3. DVN: Is HD Radar an alternative option for this application, and what are the pros and cons of radar versus the other solutions proposed today?
- All sensors have their strengths and weaknesses. Magna believes that a complementary sensor suite, such as a combination of HD radars and thermal sensors, provides the best system-wide solution. HD radars show significant improvements over traditional radars and can meet almost all AEB cases. They excel at distinguishing small objects in all weather conditions, providing range and velocity information. Although identifying pedestrians near guardrails can be challenging for some HD radars, Magna has resolved this issue. Additionally, classifying nearly motionless pedestrians is difficult, but multi-modal systems, where thermal sensors augment radar data, can fully classify pedestrians.
4. DVN: LiDAR is still expensive – US/EU vendors might approach $500 in this timeframe and China vendors might be half of that – will that be a better approach for AEB systems?

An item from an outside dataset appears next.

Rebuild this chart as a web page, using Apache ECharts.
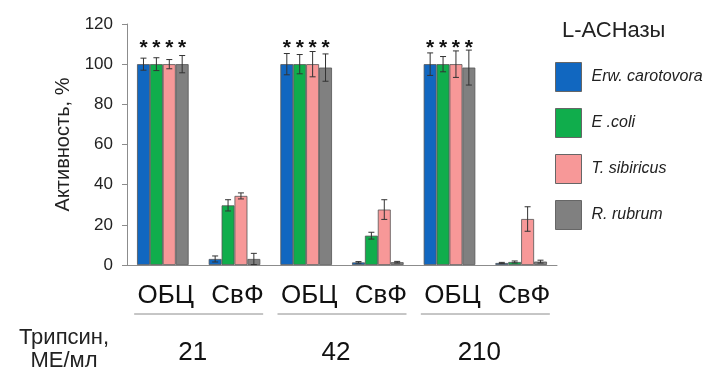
<!DOCTYPE html>
<html>
<head>
<meta charset="utf-8">
<script src="https://cdn.jsdelivr.net/npm/echarts@6/dist/echarts.min.js"></script>
<style>
html,body{margin:0;padding:0;background:#fff;}
#chart{width:705px;height:371px;}
</style>
</head>
<body>
<div id="chart"></div>
<script>
// data
var categories = ['ОБЦ', 'СвФ', 'ОБЦ', 'СвФ', 'ОБЦ', 'СвФ'];
var trypsin = ['21', '42', '210'];
var seriesNames = ['Erw. carotovora', 'E .coli', 'T. sibiricus', 'R. rubrum'];
var colors = ['#1167c0', '#10ad4c', '#f79898', '#808080'];

var erwValues = [100, 3.0, 100, 1.3, 100, 1.0];
var erwErrors = [3.0, 1.5, 5.3, 0.4, 5.6, 0.3];
var coliValues = [100, 29.7, 100, 14.6, 100, 1.5];
var coliErrors = [3.2, 2.8, 4.8, 1.7, 3.8, 0.5];
var sibValues = [100, 34.4, 100, 27.6, 100, 22.9];
var sibErrors = [2.3, 1.5, 6.3, 4.9, 6.6, 6.1];
var rubValues = [100, 3.0, 98.3, 1.4, 98.3, 1.7];
var rubErrors = [4.3, 2.8, 6.8, 0.4, 8.7, 0.7];

var starLevel = 110;
var starCats = [0, 2, 4];

var allValues = [erwValues, coliValues, sibValues, rubValues];
var allErrors = [erwErrors, coliErrors, sibErrors, rubErrors];
var catGap = 0.28;
var FONT = 'Liberation Sans';

var myChart = echarts.init(document.getElementById('chart'));

function barOffset(api, k) {
	var catW = api.size([1, 0])[0];
	var bw = catW * (1 - catGap) / 4;
	return { off: (k - 1.5) * bw, bw: bw };
}

function makeErrorRender(k) {
	return function(params, api) {
		var c = api.value(0);
		var v = api.value(1);
		var e = api.value(2);
		var o = barOffset(api, k);
		var top = api.coord([c, v + e]);
		var bot = api.coord([c, v - e < 0 ? 0 : v - e]);
		var x = top[0] + o.off;
		var cap = 3;
		var st = { stroke: '#333', lineWidth: 1 };
		return {
			type: 'group',
			children: [
				{ type: 'line', shape: { x1: x, y1: top[1], x2: x, y2: bot[1] }, style: st },
				{ type: 'line', shape: { x1: x - cap, y1: top[1], x2: x + cap, y2: top[1] }, style: st },
				{ type: 'line', shape: { x1: x - cap, y1: bot[1], x2: x + cap, y2: bot[1] }, style: st }
			]
		};
	};
}

var series = [];
for (var k = 0; k < 4; k++) {
	series.push({
		name: seriesNames[k],
		type: 'bar',
		data: allValues[k],
		barGap: 0,
		barCategoryGap: (catGap * 100) + '%',
		itemStyle: { color: colors[k], borderColor: '#555', borderWidth: 0.8 }
	});
}
for (var k = 0; k < 4; k++) {
	var d = [];
	for (var i = 0; i < categories.length; i++) {
		d.push([i, allValues[k][i], allErrors[k][i]]);
	}
	series.push({
		type: 'custom',
		renderItem: makeErrorRender(k),
		data: d,
		z: 5,
		silent: true,
		encode: { x: 0, y: 1 }
	});
}
// stars
var starData = [];
for (var i = 0; i < starCats.length; i++) starData.push([starCats[i], starLevel]);
series.push({
	type: 'custom',
	data: starData,
	silent: true,
	encode: { x: 0, y: 1 },
	renderItem: function(params, api) {
		var kids = [];
		for (var k = 0; k < 4; k++) {
			var o = barOffset(api, k);
			var p = api.coord([api.value(0), api.value(1)]);
			kids.push({
				type: 'text',
				style: {
					text: '*', x: p[0] + o.off, y: p[1] + 4,
					fontSize: 21, fontWeight: 'bold', fontFamily: FONT,
					fill: '#111', align: 'center', verticalAlign: 'middle'
				}
			});
		}
		return { type: 'group', children: kids };
	}
});
// underlines for each trypsin group
series.push({
	type: 'custom',
	xAxisIndex: 1,
	data: [[0, 0], [1, 0], [2, 0]],
	silent: true,
	clip: false,
	encode: { x: 0, y: 1 },
	renderItem: function(params, api) {
		var p = api.coord([api.value(0), 0]);
		var w = api.size([1, 0])[0];
		return {
			type: 'line',
			shape: { x1: p[0] - w * 0.45, y1: p[1] + 49, x2: p[0] + w * 0.45, y2: p[1] + 49 },
			style: { stroke: '#8c8c8c', lineWidth: 1 }
		};
	}
});

var option = {
	animation: false,
	title: [
		{
			text: 'L-АСНазы', left: 557, top: 15,
			textStyle: { fontSize: 22, fontWeight: 'normal', color: '#222', fontFamily: FONT }
		},
		{
			text: 'Трипсин,\nМЕ/мл', left: 59, top: 321, textAlign: 'center',
			textStyle: { fontSize: 22, fontWeight: 'normal', color: '#222', lineHeight: 23, fontFamily: FONT }
		}
	],
	legend: {
		orient: 'vertical',
		left: 555, top: 62, padding: 0,
		itemWidth: 26, itemHeight: 29, itemGap: 16,
		icon: 'rect',
		data: seriesNames,
		itemStyle: { borderColor: '#666', borderWidth: 1 },
		textStyle: { fontSize: 16, fontStyle: 'italic', color: '#222', fontFamily: FONT, padding: [0, 0, 0, 5] }
	},
	grid: { left: 127, right: 148, top: 24, bottom: 106 },
	xAxis: [
		{
			type: 'category',
			data: categories,
			axisLine: { lineStyle: { color: '#8c8c8c' } },
			axisTick: { length: 5, lineStyle: { color: '#8c8c8c' } },
			axisLabel: { interval: 0, hideOverlap: false, fontSize: 26, color: '#111', margin: 18, padding: [0, 0, 0, 6], fontFamily: FONT }
		},
		{
			type: 'category',
			data: trypsin,
			position: 'bottom',
			axisLine: { show: false },
			axisTick: { show: false },
			axisLabel: { interval: 0, fontSize: 26, color: '#111', margin: 75, padding: [0, 12, 0, 0], fontFamily: FONT }
		}
	],
	yAxis: {
		type: 'value',
		min: 0, max: 120, interval: 20,
		name: 'Активность, %',
		nameLocation: 'middle',
		nameGap: 38,
		nameTextStyle: { fontSize: 20, color: '#222', fontFamily: FONT },
		axisLine: { show: true, lineStyle: { color: '#8c8c8c' } },
		axisTick: { show: true, length: 5, lineStyle: { color: '#8c8c8c' } },
		axisLabel: { fontSize: 17, color: '#222', margin: 14, fontFamily: FONT },
		splitLine: { show: false }
	},
	series: series
};
myChart.setOption(option);
</script>
</body>
</html>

- The question of whether LiDAR is a better approach for AEB systems should focus on the cost to comply with the regulation rather than a subjective definition of “better.” LiDAR remains relatively expensive, with US/EU vendors pricing it around $500 and Chinese vendors potentially offering it at half the cost. In contrast, Thermal sensors can already achieve a price point significantly below $500 even in low volumes. Additionally, LiDAR, as an active system, consumes more power compared to thermal sensors. Therefore, considering both cost and power consumption, thermal sensors are likely a more cost-effective solution for AEB systems.
5. DVN: The AEB solution requires more than just the sensor of course – is the AI Component of the solution best in the camera/radar/lidar module or in central compute? What sort of processing is needed to achieve this (TOPS)?
- The AEB solution requires more than just the sensor; it also necessitates a robust perception stack, which includes machine learning (ML) components. The placement of this perception stack—whether in the camera/radar/lidar module or in central compute—depends on various factors and the OEM’s approach.
- The processing requirement, measured in TOPS (Tera Operations Per Second), is linked to sensor resolution but is not the only factor to consider. Thermal imaging can achieve PAEB with lower resolution compared to other imaging alternatives, while high-resolution radar currently has lower resolution. The specific compute requirements for high-resolution radar should be addressed by the radar team.
6. DVN: Will the AEB system be a separate domain, or will it always be part of the L2 or L3 driving system?
- The AEB system, mandated by FMVSS 127 for all light vehicles starting in September 2029, is not dependent on any SAE classification for L2, L3, or L4 driving systems. While some may include AEB within Advanced Driver Assistance Systems (ADAS), AEB/PAEB functions are typically hidden from the driver until triggered by an event. Therefore, it is not appropriate to bundle them with ADAS or any level of Automated Driving Systems (ADS). However, all ADS systems will also need to comply with FMVSS 127.
- Functional partitioning and system design depend on the OEM’s preference and implementation. AEB and ADAS (including L2+/L3) are related features derived from inputs originating from a common set of sensors and are likely implemented on common hardware. It is unlikely that AEB will occupy a distinct “domain” separate from other driving assistance functions. However, safety analysis will be required to demonstrate the robustness and integrity of AEB independently from these other features.